CHALLENGE:
Start at the line that contains "Emit a LaTeX", stop at the line that contains "(gdtext) at (443,213)", and repeat every line in that span, those two included, with no pictures.
# start of ENTRIES SHOWN
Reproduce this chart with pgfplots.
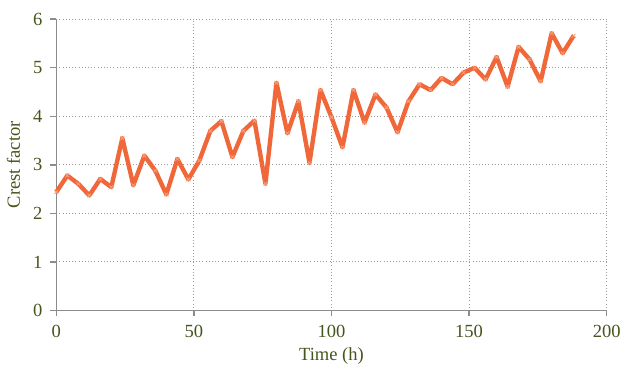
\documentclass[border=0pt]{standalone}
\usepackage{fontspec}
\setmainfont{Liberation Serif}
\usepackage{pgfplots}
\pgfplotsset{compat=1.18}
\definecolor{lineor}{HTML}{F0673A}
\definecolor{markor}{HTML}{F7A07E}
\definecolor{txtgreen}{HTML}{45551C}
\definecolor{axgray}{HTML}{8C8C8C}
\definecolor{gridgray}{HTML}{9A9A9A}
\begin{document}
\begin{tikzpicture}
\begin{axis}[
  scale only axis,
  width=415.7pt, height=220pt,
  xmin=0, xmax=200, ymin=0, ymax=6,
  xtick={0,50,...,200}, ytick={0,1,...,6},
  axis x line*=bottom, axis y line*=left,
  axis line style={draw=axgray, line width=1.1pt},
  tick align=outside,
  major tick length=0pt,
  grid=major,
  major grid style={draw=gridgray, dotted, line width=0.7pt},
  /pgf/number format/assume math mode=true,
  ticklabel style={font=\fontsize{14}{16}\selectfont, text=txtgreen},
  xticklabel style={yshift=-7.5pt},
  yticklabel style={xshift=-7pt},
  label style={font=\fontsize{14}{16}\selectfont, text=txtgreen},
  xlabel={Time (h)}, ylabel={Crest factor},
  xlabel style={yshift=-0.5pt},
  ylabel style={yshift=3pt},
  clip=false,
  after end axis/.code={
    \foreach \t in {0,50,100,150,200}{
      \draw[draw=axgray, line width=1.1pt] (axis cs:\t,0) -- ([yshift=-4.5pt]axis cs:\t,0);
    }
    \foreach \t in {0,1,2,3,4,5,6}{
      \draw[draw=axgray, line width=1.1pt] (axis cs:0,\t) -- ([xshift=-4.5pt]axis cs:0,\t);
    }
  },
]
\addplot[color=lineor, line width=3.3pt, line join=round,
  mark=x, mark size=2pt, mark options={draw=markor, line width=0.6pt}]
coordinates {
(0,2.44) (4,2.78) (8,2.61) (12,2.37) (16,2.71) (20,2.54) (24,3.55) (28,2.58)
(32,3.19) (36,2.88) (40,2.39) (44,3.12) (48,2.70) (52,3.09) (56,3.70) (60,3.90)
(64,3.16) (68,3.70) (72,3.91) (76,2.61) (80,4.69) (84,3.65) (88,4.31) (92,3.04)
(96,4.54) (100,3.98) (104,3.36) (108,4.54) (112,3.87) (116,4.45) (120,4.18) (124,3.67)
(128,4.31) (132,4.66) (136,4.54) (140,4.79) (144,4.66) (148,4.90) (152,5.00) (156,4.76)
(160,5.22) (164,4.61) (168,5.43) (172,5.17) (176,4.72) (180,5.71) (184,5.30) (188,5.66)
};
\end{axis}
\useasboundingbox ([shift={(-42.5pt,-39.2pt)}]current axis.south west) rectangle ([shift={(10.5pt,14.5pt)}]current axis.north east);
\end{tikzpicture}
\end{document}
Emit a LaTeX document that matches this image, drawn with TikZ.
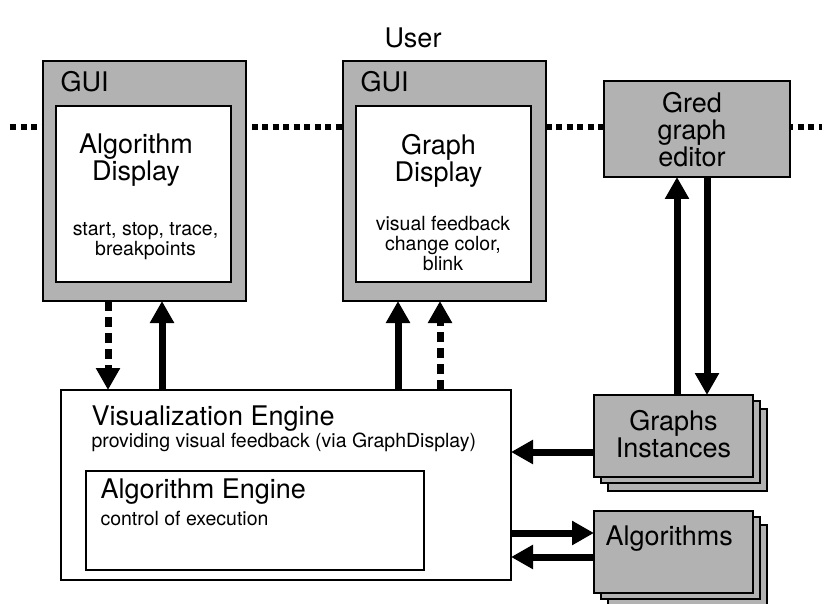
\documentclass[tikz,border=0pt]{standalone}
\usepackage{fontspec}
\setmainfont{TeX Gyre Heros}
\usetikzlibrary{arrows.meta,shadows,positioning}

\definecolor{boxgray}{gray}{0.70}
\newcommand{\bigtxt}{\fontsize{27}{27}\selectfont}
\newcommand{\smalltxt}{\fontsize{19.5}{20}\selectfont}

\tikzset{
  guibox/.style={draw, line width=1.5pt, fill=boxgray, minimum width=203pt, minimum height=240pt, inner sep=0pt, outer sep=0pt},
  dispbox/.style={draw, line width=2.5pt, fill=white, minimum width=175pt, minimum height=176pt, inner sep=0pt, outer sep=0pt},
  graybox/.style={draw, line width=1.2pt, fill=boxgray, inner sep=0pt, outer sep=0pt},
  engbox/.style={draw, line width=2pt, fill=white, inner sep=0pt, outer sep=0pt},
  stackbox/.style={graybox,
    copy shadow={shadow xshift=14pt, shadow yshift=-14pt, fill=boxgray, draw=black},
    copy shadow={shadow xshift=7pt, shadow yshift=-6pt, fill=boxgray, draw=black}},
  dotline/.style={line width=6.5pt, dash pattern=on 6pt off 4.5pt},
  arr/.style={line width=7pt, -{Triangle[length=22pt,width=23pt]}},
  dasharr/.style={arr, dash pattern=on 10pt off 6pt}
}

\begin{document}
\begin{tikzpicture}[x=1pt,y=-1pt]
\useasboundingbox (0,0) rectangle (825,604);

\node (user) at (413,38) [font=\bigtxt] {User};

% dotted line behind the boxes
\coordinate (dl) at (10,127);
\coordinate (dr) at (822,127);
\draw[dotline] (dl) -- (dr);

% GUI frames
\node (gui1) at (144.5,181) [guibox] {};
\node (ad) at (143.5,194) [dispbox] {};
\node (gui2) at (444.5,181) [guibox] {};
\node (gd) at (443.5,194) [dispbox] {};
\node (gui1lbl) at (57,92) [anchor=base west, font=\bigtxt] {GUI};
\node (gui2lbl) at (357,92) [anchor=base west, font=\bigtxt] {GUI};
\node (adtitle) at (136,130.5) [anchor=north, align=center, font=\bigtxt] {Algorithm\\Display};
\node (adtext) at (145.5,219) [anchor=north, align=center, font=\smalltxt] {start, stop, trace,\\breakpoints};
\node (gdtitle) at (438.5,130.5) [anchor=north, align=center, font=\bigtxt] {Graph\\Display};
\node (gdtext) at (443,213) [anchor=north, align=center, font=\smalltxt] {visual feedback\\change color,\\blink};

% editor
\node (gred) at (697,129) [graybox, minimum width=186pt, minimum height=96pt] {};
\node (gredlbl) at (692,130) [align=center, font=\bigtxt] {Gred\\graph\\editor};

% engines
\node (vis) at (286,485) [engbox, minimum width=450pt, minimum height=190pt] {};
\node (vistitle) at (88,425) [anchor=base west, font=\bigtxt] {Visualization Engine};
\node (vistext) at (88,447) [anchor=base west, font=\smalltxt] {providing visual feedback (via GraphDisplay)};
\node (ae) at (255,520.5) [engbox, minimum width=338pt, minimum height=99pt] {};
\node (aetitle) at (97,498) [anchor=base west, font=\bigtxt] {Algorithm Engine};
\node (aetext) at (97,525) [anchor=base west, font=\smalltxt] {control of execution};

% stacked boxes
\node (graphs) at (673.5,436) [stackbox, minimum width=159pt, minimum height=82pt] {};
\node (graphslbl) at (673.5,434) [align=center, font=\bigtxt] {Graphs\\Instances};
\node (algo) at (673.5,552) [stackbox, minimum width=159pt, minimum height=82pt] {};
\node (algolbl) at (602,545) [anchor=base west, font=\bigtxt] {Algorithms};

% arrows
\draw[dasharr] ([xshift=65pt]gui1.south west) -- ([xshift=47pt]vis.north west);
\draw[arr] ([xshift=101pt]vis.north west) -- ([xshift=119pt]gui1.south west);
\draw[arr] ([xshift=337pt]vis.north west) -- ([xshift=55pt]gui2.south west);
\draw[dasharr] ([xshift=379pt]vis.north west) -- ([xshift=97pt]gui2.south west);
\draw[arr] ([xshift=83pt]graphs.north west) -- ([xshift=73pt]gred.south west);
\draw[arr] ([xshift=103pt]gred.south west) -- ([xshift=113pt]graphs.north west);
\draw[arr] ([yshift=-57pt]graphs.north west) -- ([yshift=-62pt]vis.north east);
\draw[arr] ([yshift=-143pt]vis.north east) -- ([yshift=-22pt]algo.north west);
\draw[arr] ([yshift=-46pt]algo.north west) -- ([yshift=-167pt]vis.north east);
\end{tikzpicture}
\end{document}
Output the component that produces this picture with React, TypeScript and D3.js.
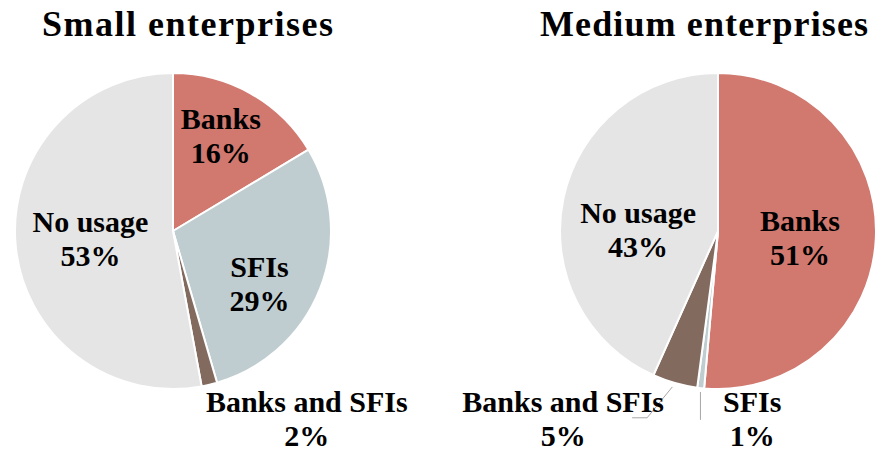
# end of ENTRIES SHOWN
THE OUTPUT:
Emit a LaTeX document that matches this image, drawn with TikZ.
\documentclass[tikz,border=0pt]{standalone}
\usepackage{fontspec}
\setmainfont{TeX Gyre Heros}
\usetikzlibrary{arrows.meta,shadows,positioning}

\definecolor{boxgray}{gray}{0.70}
\newcommand{\bigtxt}{\fontsize{27}{27}\selectfont}
\newcommand{\smalltxt}{\fontsize{19.5}{20}\selectfont}

\tikzset{
  guibox/.style={draw, line width=1.5pt, fill=boxgray, minimum width=203pt, minimum height=240pt, inner sep=0pt, outer sep=0pt},
  dispbox/.style={draw, line width=2.5pt, fill=white, minimum width=175pt, minimum height=176pt, inner sep=0pt, outer sep=0pt},
  graybox/.style={draw, line width=1.2pt, fill=boxgray, inner sep=0pt, outer sep=0pt},
  engbox/.style={draw, line width=2pt, fill=white, inner sep=0pt, outer sep=0pt},
  stackbox/.style={graybox,
    copy shadow={shadow xshift=14pt, shadow yshift=-14pt, fill=boxgray, draw=black},
    copy shadow={shadow xshift=7pt, shadow yshift=-6pt, fill=boxgray, draw=black}},
  dotline/.style={line width=6.5pt, dash pattern=on 6pt off 4.5pt},
  arr/.style={line width=7pt, -{Triangle[length=22pt,width=23pt]}},
  dasharr/.style={arr, dash pattern=on 10pt off 6pt}
}

\begin{document}
\begin{tikzpicture}[x=1pt,y=-1pt]
\useasboundingbox (0,0) rectangle (825,604);

\node (user) at (413,38) [font=\bigtxt] {User};

% dotted line behind the boxes
\coordinate (dl) at (10,127);
\coordinate (dr) at (822,127);
\draw[dotline] (dl) -- (dr);

% GUI frames
\node (gui1) at (144.5,181) [guibox] {};
\node (ad) at (143.5,194) [dispbox] {};
\node (gui2) at (444.5,181) [guibox] {};
\node (gd) at (443.5,194) [dispbox] {};
\node (gui1lbl) at (57,92) [anchor=base west, font=\bigtxt] {GUI};
\node (gui2lbl) at (357,92) [anchor=base west, font=\bigtxt] {GUI};
\node (adtitle) at (136,130.5) [anchor=north, align=center, font=\bigtxt] {Algorithm\\Display};
\node (adtext) at (145.5,219) [anchor=north, align=center, font=\smalltxt] {start, stop, trace,\\breakpoints};
\node (gdtitle) at (438.5,130.5) [anchor=north, align=center, font=\bigtxt] {Graph\\Display};
\node (gdtext) at (443,213) [anchor=north, align=center, font=\smalltxt] {visual feedback\\change color,\\blink};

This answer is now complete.